Set task: Begin with the first line and repeat exactly through the line containing "110.4, 109.7, 104.3];"; leave every image out.
___ Raw data
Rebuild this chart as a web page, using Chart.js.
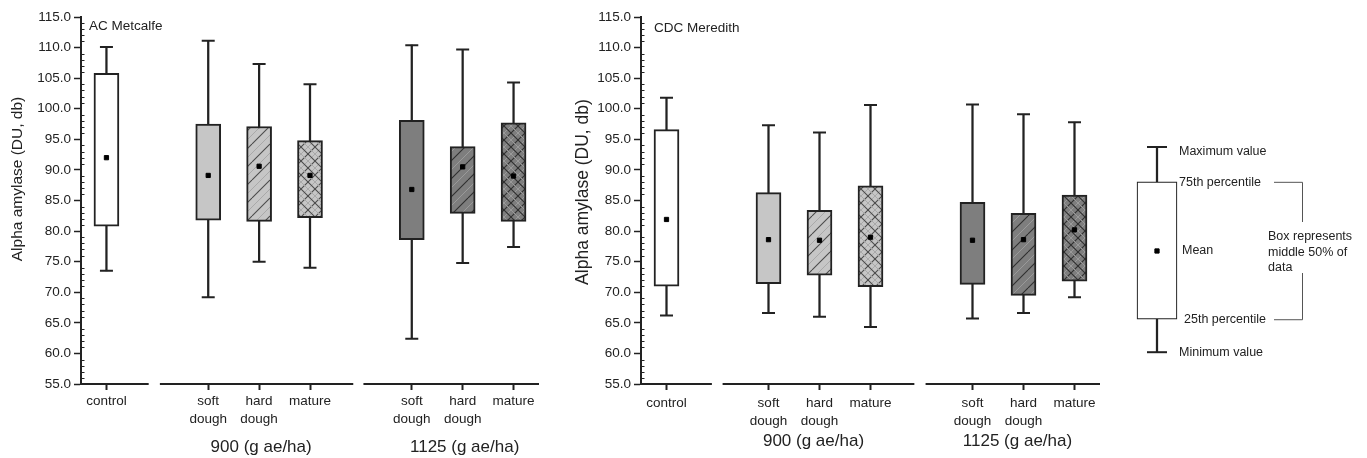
<!DOCTYPE html>
<html lang="en">
<head>
    <meta charset="UTF-8">
    <title>Alpha amylase box plots</title>
    <script src="https://cdn.jsdelivr.net/npm/chart.js"></script>
    <style>
        body {
            margin: 0;
            background: #fff;
            width: 1367px;
            height: 458px;
            position: relative;
            overflow: hidden;
        }
        canvas {
            position: absolute;
            top: 0;
        }
        #metcalfe { left: 0; }
        #meredith { left: 560px; }
        #key { left: 1110px; }
    </style>
</head>
<body>

    <canvas id="metcalfe" width="555" height="458"></canvas>
    <canvas id="meredith" width="555" height="458"></canvas>
    <canvas id="key" width="257" height="458"></canvas>

    <script>
        // categories on the x axis ('' = gap between groups)
        const categories = ['control', '', ['soft', 'dough'], ['hard', 'dough'], 'mature', '', ['soft', 'dough'], ['hard', 'dough'], 'mature'];
        const groupLabels = ['900 (g ae/ha)', '1125 (g ae/ha)'];
        const groupAt = [3, 7];
        const yMin = 55, yMax = 115, yStep = 5;

        // AC Metcalfe
        const metMin  = [73.5, null, 69.2, 75.0, 74.0, null, 62.4, 74.8, 77.4];
        const metQ1   = [80.8, null, 81.8, 81.6, 82.2, null, 78.6, 82.9, 81.6];
        const metMean = [92.0, null, 89.1, 90.6, 89.1, null, 86.8, 90.5, 89.0];
        const metQ3   = [105.8, null, 97.5, 97.1, 94.8, null, 98.1, 93.8, 97.7];
        const metMax  = [110.1, null, 111.1, 107.3, 104.0, null, 110.4, 109.7, 104.3];

        // CDC Meredith
        const merMin  = [66.2, null, 66.6, 66.0, 64.3, null, 65.7, 66.6, 69.2];
        const merQ1   = [71.0, null, 71.4, 72.8, 70.9, null, 71.3, 69.5, 71.8];
        const merMean = [81.9, null, 78.6, 78.5, 79.0, null, 78.5, 78.6, 80.2];
        const merQ3   = [96.6, null, 86.3, 83.4, 87.4, null, 84.7, 82.9, 85.9];
        const merMax  = [101.8, null, 97.3, 96.1, 100.6, null, 100.7, 99.1, 97.8];

        // key diagram (schematic box)
        const keyMin = [23.1], keyQ1 = [30.3], keyMean = [45.2], keyQ3 = [60.3], keyMax = [67.9];
        const keyLabels = ['Minimum value', '25th percentile', 'Mean', '75th percentile', 'Maximum value'];
        const keyNote = ['Box represents', 'middle 50% of', 'data'];

        Chart.defaults.font.family = "'Liberation Sans', Arial, sans-serif";
        Chart.defaults.color = '#222';
        Chart.defaults.animation = false;

        const ink = '#222';

        // hatch fills
        function hatch(base, dark, light, cross) {
            const s = cross ? 14 : 18;
            const c = document.createElement('canvas');
            c.width = s; c.height = s;
            const g = c.getContext('2d');
            g.fillStyle = base;
            g.fillRect(0, 0, s, s);
            function diag(off, col, w, back) {
                g.strokeStyle = col; g.lineWidth = w;
                for (let k = -1; k <= 1; k++) {
                    g.beginPath();
                    if (back) { g.moveTo(k * s + off - s, 0); g.lineTo(k * s + off, s); }
                    else { g.moveTo(k * s + off, s); g.lineTo(k * s + off + s, 0); }
                    g.stroke();
                }
            }
            diag(s / 2, light, 1, false);
            diag(0, dark, 1.1, false);
            if (cross) {
                diag(s / 2, light, 1, true);
                diag(0, dark, 1.1, true);
            }
            return document.createElement('canvas').getContext('2d').createPattern(c, 'repeat');
        }

        const lightGrey = '#c6c6c6', darkGrey = '#7e7e7e';
        const fills = ['#ffffff', null, lightGrey,
            hatch(lightGrey, '#4a4a4a', '#a9a9a9', false),
            hatch(lightGrey, '#4a4a4a', '#a9a9a9', true),
            null, darkGrey,
            hatch(darkGrey, '#2e2e2e', '#9a9a9a', false),
            hatch(darkGrey, '#2e2e2e', '#9a9a9a', true)];

        function boxDatasets(mn, q1, mean, q3, mx, fill, boxW, boxBorder, capR) {
            return [
                {
                    type: 'bar', order: 4, grouped: false,
                    data: mn.map((v, i) => v === null ? null : [v, mx[i]]),
                    backgroundColor: ink, borderWidth: 0, barThickness: 1.6
                },
                {
                    type: 'bar', order: 3, grouped: false,
                    data: q1.map((v, i) => v === null ? null : [v, q3[i]]),
                    backgroundColor: fill, borderColor: ink, borderWidth: boxBorder,
                    borderSkipped: false, barThickness: boxW
                },
                {
                    type: 'line', order: 2, showLine: false, data: mx,
                    pointStyle: 'line', pointRadius: capR, pointBorderWidth: 2, pointBorderColor: ink
                },
                {
                    type: 'line', order: 2, showLine: false, data: mn,
                    pointStyle: 'line', pointRadius: capR, pointBorderWidth: 2, pointBorderColor: ink
                },
                {
                    type: 'line', order: 1, showLine: false, data: mean,
                    pointStyle: 'rect', pointRadius: 3, pointBorderWidth: 1,
                    pointBackgroundColor: '#000', pointBorderColor: '#000'
                }
            ];
        }

        // axis break, minor ticks, titles and group labels
        const decor = {
            id: 'decor',
            afterDraw(chart, args, o) {
                if (!o.segments) return;
                const { ctx, chartArea: a, scales: { x, y } } = chart;
                ctx.save();
                ctx.strokeStyle = ink;
                ctx.lineWidth = 2;
                o.segments.forEach(([s, e]) => {
                    ctx.beginPath();
                    ctx.moveTo(x.getPixelForValue(s), a.bottom);
                    ctx.lineTo(x.getPixelForValue(e), a.bottom);
                    ctx.stroke();
                });
                ctx.lineWidth = 1;
                for (let v = yMin + 1; v < yMax; v++) {
                    if (v % yStep === 0) continue;
                    const py = Math.round(y.getPixelForValue(v)) + 0.5;
                    ctx.beginPath();
                    ctx.moveTo(a.left, py);
                    ctx.lineTo(a.left + 3.5, py);
                    ctx.stroke();
                }
                ctx.fillStyle = ink;
                ctx.textAlign = 'left';
                ctx.textBaseline = 'middle';
                ctx.font = "13.5px 'Liberation Sans', Arial, sans-serif";
                ctx.fillText(o.name, a.left + o.nameDx, o.nameY);

                ctx.textAlign = 'center';
                ctx.font = "17px 'Liberation Sans', Arial, sans-serif";
                groupLabels.forEach((t, i) => ctx.fillText(t, x.getPixelForValue(groupAt[i]) + o.groupDx, o.groupY));

                ctx.translate(o.titleX, o.titleY);
                ctx.rotate(-Math.PI / 2);
                ctx.font = o.titleSize + "px 'Liberation Sans', Arial, sans-serif";
                ctx.fillText('Alpha amylase (DU, db)', 0, 0);
                ctx.restore();
            }
        };

        function boxChart(id, mn, q1, mean, q3, mx, padRight, deco) {
            new Chart(document.getElementById(id), {
                data: {
                    labels: categories,
                    datasets: boxDatasets(mn, q1, mean, q3, mx, fills, 25, 2, 6.5)
                },
                options: {
                    responsive: false,
                    layout: { padding: { left: 0, right: padRight, top: 17, bottom: 0 } },
                    scales: {
                        x: {
                            type: 'category',
                            offset: true,
                            afterFit: s => { s.height = 74; },
                            border: { display: false },
                            grid: {
                                offset: false,
                                drawOnChartArea: false,
                                tickLength: 6,
                                tickWidth: 2,
                                tickColor: c => categories[c.index] === '' ? 'rgba(0,0,0,0)' : ink
                            },
                            ticks: {
                                autoSkip: false, maxRotation: 0, padding: deco.tickPad, color: ink,
                                font: { size: 13.5, lineHeight: 1.3 }
                            }
                        },
                        y: {
                            min: yMin, max: yMax,
                            afterFit: s => { s.width = 81; },
                            border: { color: ink, width: 2 },
                            grid: { drawOnChartArea: false, tickLength: 7, tickWidth: 1.5, tickColor: ink },
                            ticks: {
                                stepSize: yStep, padding: 3, color: ink,
                                font: { size: 13.5 },
                                callback: v => Number(v).toFixed(1)
                            }
                        }
                    },
                    plugins: {
                        legend: { display: false },
                        tooltip: { enabled: false },
                        decor: deco
                    }
                },
                plugins: [decor]
            });
        }

        boxChart('metcalfe', metMin, metQ1, metMean, metQ3, metMax, 16, {
            name: 'AC Metcalfe', nameDx: 8, nameY: 26, tickPad: 3,
            segments: [[-0.5, 0.83], [1.05, 4.85], [5.05, 8.5]],
            groupY: 447, groupDx: 2,
            titleX: 18, titleY: 179, titleSize: 15.5
        });

        boxChart('meredith', merMin, merQ1, merMean, merQ3, merMax, 15, {
            name: 'CDC Meredith', nameDx: 13, nameY: 28, tickPad: 5,
            segments: [[-0.5, 0.89], [1.1, 4.86], [5.08, 8.5]],
            groupY: 441, groupDx: -6,
            titleX: 23, titleY: 192, titleSize: 17.5
        });

        // key diagram
        const keyText = {
            id: 'keyText',
            afterDraw(chart) {
                const { ctx, scales: { y } } = chart;
                const vals = [keyMin[0], keyQ1[0], keyMean[0], keyQ3[0], keyMax[0]];
                const dx = [69, 74, 72, 69, 69];
                const dy = [0, 0, 0, 1, 5];
                ctx.save();
                ctx.fillStyle = ink;
                ctx.font = "12.5px 'Liberation Sans', Arial, sans-serif";
                ctx.textBaseline = 'middle';
                ctx.textAlign = 'left';
                keyLabels.forEach((t, i) => ctx.fillText(t, dx[i], y.getPixelForValue(vals[i]) + dy[i]));
                keyNote.forEach((t, i) => ctx.fillText(t, 158, 237 + i * 15.5));

                const top = y.getPixelForValue(keyQ3[0]), bot = y.getPixelForValue(keyQ1[0]);
                ctx.strokeStyle = '#555';
                ctx.lineWidth = 1;
                ctx.beginPath();
                ctx.moveTo(164, top + 0.5); ctx.lineTo(192.5, top + 0.5); ctx.lineTo(192.5, 222);
                ctx.moveTo(192.5, 273); ctx.lineTo(192.5, bot + 0.5); ctx.lineTo(164, bot + 0.5);
                ctx.stroke();
                ctx.restore();
            }
        };

        new Chart(document.getElementById('key'), {
            data: {
                labels: ['key'],
                datasets: boxDatasets(keyMin, keyQ1, keyMean, keyQ3, keyMax, ['#ffffff'], 40, 1.2, 10)
            },
            options: {
                responsive: false,
                layout: { autoPadding: false, padding: { left: 0, right: 163, top: 0, bottom: 0 } },
                scales: {
                    x: { type: 'category', display: false, offset: true },
                    y: { display: false, min: 0, max: 100 }
                },
                plugins: { legend: { display: false }, tooltip: { enabled: false } }
            },
            plugins: [keyText]
        });
    </script>

</body>
</html>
______
Solution to this problem:
Rebuild this chart as a web page, using Chart.js.
<!DOCTYPE html>
<html lang="en">
<head>
    <meta charset="UTF-8">
    <title>Alpha amylase box plots</title>
    <script src="https://cdn.jsdelivr.net/npm/chart.js"></script>
    <style>
        body {
            margin: 0;
            background: #fff;
            width: 1367px;
            height: 458px;
            position: relative;
            overflow: hidden;
        }
        canvas {
            position: absolute;
            top: 0;
        }
        #metcalfe { left: 0; }
        #meredith { left: 560px; }
        #key { left: 1110px; }
    </style>
</head>
<body>

    <canvas id="metcalfe" width="555" height="458"></canvas>
    <canvas id="meredith" width="555" height="458"></canvas>
    <canvas id="key" width="257" height="458"></canvas>

    <script>
        // categories on the x axis ('' = gap between groups)
        const categories = ['control', '', ['soft', 'dough'], ['hard', 'dough'], 'mature', '', ['soft', 'dough'], ['hard', 'dough'], 'mature'];
        const groupLabels = ['900 (g ae/ha)', '1125 (g ae/ha)'];
        const groupAt = [3, 7];
        const yMin = 55, yMax = 115, yStep = 5;

        // AC Metcalfe
        const metMin  = [73.5, null, 69.2, 75.0, 74.0, null, 62.4, 74.8, 77.4];
        const metQ1   = [80.8, null, 81.8, 81.6, 82.2, null, 78.6, 82.9, 81.6];
        const metMean = [92.0, null, 89.1, 90.6, 89.1, null, 86.8, 90.5, 89.0];
        const metQ3   = [105.8, null, 97.5, 97.1, 94.8, null, 98.1, 93.8, 97.7];
        const metMax  = [110.1, null, 111.1, 107.3, 104.0, null, 110.4, 109.7, 104.3];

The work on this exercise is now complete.